MadSci Network: Chemistry

Re: What is the molecular process of dioxin syntheses ?

Date: Tue Jul 6 15:36:48 1999
Posted By: Eli Hestermann, Grad Student Biological Oceanography
Area of science: Chemistry
ID: 928702401.Ch

Unfortunately I don't know the specific chemical reactions involved in 
dioxin synthesis, although I have found a useful document regarding the 
sources of dioxins that are present.

The United States Environmental Protection 
Agency (EPA) is in the process of preparing a report on sources of 
dioxin and related compounds in the US.  Fortunately they have a draft 
available for review, although I must stress (since the EPA did) that this 
is not yet an official document, so it is subject to change.  
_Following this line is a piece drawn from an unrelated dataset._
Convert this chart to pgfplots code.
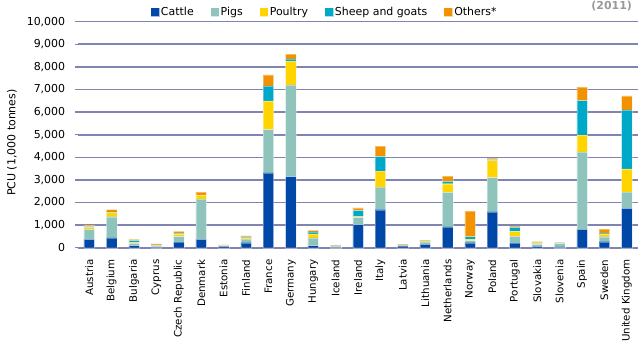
\documentclass[border=0pt]{standalone}
\usepackage{pgfplots}
\usepackage{pgfplotstable}
\usepackage{fontspec}
\setmainfont{DejaVu Sans}
\pgfplotsset{compat=1.18}
\definecolor{cattle}{HTML}{0048A8}
\definecolor{pigs}{HTML}{8FC4BC}
\definecolor{poultry}{HTML}{FFD400}
\definecolor{sheep}{HTML}{00A8C8}
\definecolor{others}{HTML}{F39200}
\definecolor{gridc}{HTML}{8084B0}
\pgfplotstableread{
x cattle pigs poultry sheep others
0 370 440 90 30 70
1 440 930 180 40 100
2 90 100 50 70 60
3 20 60 25 25 40
4 250 240 100 40 90
5 370 1780 160 20 130
6 60 30 10 5 15
7 220 160 60 20 60
8 3310 1920 1270 660 490
9 3150 4050 1050 100 210
10 90 340 180 90 70
11 30 10 10 30 20
12 1020 310 45 265 120
13 1680 1000 710 640 460
14 70 40 10 10 20
15 150 110 40 10 30
16 920 1530 380 100 240
17 220 90 70 110 1130
18 1580 1520 750 50 60
19 200 300 220 180 60
20 60 90 50 30 40
21 40 140 20 10 20
22 810 3430 740 1530 600
23 265 220 120 45 175
24 1740 720 1030 2610 620
}\datatable
\begin{document}
\fontsize{11}{13}\selectfont
\begin{tikzpicture}
\begin{axis}[
  scale only axis,
  width=560bp, height=226bp,
  ybar stacked,
  bar width=10.5bp,
  xmin=-0.5, xmax=24.5,
  ymin=0, ymax=10000,
  ytick={0,1000,...,10000},
  scaled y ticks=false,
  xtick=data,
  xticklabels={Austria,Belgium,Bulgaria,Cyprus,Czech Republic,Denmark,Estonia,Finland,France,Germany,Hungary,Iceland,Ireland,Italy,Latvia,Lithuania,Netherlands,Norway,Poland,Portugal,Slovakia,Slovenia,Spain,Sweden,United Kingdom},
  minor xtick={-0.5,0.5,...,24.5},
  xtick style={draw=none},
  minor tick length=4bp,
  major tick length=3bp,
  tick align=outside,
  tick pos=left,
  every tick/.style={gridc, line width=1.5bp},
  minor x tick style={gridc, line width=1.5bp},
  axis line style={draw=none},
  ymajorgrids,
  grid style={gridc, line width=1.6bp},
  yticklabel style={font=\fontsize{11}{13}\selectfont},
  xticklabel style={rotate=90, anchor=east, font=\fontsize{10.3}{12}\selectfont},
  xticklabel shift=5bp,
  yticklabel shift=6bp,
  /pgf/number format/assume math mode=true,
  /pgf/number format/.cd, 1000 sep={,}, /pgfplots/.cd,
  ylabel={PCU (1,000 tonnes)},
  every axis y label/.style={at={(rel axis cs:-0.118,0.465)}, rotate=90, anchor=center, font=\fontsize{11}{13}\selectfont},
  legend columns=5,
  legend style={draw=none, fill=none, at={(rel axis cs:0.13,1.043)}, anchor=west, font=\fontsize{11}{13}\selectfont, /tikz/every even column/.append style={column sep=15bp}, inner sep=0pt},
  legend cell align=left,
  clip=false,
]
\pgfplotsset{sq/.style={fill=#1, draw=white, draw opacity=0.35, line width=0.4bp,
   legend image code/.code={\fill[#1] (0bp,-3.8bp) rectangle (7.6bp,3.8bp);}}}
\addplot[sq=cattle] table[x=x,y=cattle]{\datatable};
\addplot[sq=pigs] table[x=x,y=pigs]{\datatable};
\addplot[sq=poultry] table[x=x,y=poultry]{\datatable};
\addplot[sq=sheep] table[x=x,y=sheep]{\datatable};
\addplot[sq=others] table[x=x,y=others]{\datatable};
\legend{Cattle,Pigs,Poultry,Sheep and goats,Others*}
\node[anchor=east, font=\bfseries\fontsize{11}{13}\selectfont, text=black!40] at (rel axis cs:0.996,1.069) {(2011)};
\end{axis}
\pgfresetboundingbox
\path[use as bounding box] ([shift={(-78bp,-99.3bp)}]current axis.south west) rectangle ++(641bp,347bp);
\end{tikzpicture}
\end{document}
At any rate, in the US in 1995 there were >50 potential categories of 
dioxin sources listed.  They range from the mundane, such as municipal 
waste incineration, to the technical, such as pentachlorophenol production 
by chemical manufacturing processes.  By far the greatest source of dioxin 
was the production of pentachlorophenols, accounting for about 90% of the 
estimated total.  Dioxin is a byproduct in this process.
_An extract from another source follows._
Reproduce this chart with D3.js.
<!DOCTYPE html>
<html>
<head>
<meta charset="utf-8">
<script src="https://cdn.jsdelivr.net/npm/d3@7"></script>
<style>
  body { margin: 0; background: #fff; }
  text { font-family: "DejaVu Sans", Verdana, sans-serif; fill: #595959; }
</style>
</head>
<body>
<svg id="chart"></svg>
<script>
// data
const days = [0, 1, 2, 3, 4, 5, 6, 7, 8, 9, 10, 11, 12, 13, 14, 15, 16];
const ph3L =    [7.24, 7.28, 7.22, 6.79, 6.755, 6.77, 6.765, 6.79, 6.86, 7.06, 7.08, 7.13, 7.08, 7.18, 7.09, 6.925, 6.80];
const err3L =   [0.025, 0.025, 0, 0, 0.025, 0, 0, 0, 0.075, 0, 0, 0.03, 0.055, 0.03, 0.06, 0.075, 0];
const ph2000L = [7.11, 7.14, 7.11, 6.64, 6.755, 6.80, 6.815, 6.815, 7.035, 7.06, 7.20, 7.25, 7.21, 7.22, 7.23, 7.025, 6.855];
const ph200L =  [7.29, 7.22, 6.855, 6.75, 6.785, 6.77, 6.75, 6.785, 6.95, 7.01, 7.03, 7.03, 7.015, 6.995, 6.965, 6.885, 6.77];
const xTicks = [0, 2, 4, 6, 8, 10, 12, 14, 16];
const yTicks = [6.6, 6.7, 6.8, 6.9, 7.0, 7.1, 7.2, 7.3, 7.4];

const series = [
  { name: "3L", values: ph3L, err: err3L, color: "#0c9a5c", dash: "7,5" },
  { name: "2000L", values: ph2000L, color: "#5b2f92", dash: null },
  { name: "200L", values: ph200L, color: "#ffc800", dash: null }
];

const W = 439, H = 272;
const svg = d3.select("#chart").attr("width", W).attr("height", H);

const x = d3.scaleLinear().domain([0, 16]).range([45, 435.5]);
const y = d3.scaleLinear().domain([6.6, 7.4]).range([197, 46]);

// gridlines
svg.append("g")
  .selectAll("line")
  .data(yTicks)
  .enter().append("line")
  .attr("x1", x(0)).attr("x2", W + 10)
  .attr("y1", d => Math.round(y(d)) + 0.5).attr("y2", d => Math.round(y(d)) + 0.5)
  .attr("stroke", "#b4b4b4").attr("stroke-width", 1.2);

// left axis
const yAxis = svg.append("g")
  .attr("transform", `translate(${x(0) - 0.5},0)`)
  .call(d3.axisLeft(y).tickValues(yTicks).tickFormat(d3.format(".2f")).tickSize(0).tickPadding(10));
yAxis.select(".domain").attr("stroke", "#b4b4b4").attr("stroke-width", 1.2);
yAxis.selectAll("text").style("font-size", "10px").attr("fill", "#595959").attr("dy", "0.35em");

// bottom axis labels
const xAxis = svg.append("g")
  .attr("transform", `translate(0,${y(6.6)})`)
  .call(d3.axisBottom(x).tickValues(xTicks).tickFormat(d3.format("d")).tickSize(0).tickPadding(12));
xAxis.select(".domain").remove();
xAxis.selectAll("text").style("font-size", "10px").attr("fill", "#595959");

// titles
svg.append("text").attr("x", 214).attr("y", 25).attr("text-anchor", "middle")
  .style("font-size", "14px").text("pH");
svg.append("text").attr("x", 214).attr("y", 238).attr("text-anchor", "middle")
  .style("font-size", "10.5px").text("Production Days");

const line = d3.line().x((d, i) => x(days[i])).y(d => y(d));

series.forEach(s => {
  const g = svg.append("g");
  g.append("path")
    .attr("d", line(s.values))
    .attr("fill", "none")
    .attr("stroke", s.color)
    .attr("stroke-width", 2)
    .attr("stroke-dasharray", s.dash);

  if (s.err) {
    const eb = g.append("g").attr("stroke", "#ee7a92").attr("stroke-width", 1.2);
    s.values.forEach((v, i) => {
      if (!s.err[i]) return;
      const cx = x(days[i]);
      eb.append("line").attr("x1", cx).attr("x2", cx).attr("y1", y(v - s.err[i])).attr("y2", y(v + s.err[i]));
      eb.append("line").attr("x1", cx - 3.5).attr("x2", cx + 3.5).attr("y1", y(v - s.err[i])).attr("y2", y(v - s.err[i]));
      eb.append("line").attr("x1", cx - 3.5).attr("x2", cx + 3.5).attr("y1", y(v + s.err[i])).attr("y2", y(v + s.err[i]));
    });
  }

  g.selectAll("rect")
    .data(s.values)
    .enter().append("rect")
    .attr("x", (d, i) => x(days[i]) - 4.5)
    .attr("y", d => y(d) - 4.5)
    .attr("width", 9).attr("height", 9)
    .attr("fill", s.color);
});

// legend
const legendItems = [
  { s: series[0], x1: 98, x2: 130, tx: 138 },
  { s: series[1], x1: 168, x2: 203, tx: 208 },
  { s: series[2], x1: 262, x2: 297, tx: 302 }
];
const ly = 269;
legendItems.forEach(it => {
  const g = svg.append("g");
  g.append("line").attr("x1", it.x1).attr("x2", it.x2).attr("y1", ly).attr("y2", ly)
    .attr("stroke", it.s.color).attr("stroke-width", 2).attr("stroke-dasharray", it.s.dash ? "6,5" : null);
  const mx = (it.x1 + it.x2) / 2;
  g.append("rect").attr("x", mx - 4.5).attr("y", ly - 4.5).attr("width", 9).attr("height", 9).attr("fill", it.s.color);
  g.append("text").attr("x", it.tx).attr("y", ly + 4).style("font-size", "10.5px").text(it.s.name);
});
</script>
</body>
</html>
However, this source of dioxin has long been known, and very little of the 
dioxin produced in pentachlorophenol manufacture ever enters the 
environment in a form where it could be dangerous.  The EPA was kind enough 
to list sources in four categories: air, water, land, and products.  Dioxin 
from pentachlorophenol manufacture belongs to the last category.

Aside from dioxin in other products, the largest amount produced enters the 
atmosphere through incineration.  Municipal and hospital waste incineration 
produce about 1600 g/year of dioxin equivalents, while burning of fossil 
fuels and wood, brush and straw add another 400 or so grams per year.

Inputs of dioxin to water and land are much less well known.  The largest 
known source of dioxins directly to water is through bleaching of wood pulp 
and paper with chlorine.

Again I should point out that these are estimates and only from the US for 
a specific year.  The amounts and sources have changed over time, even over 
the last decade, although earlier estimates are in some cases even more 
error prone, since the sources are still being discovered.

I hope this helps answer your question!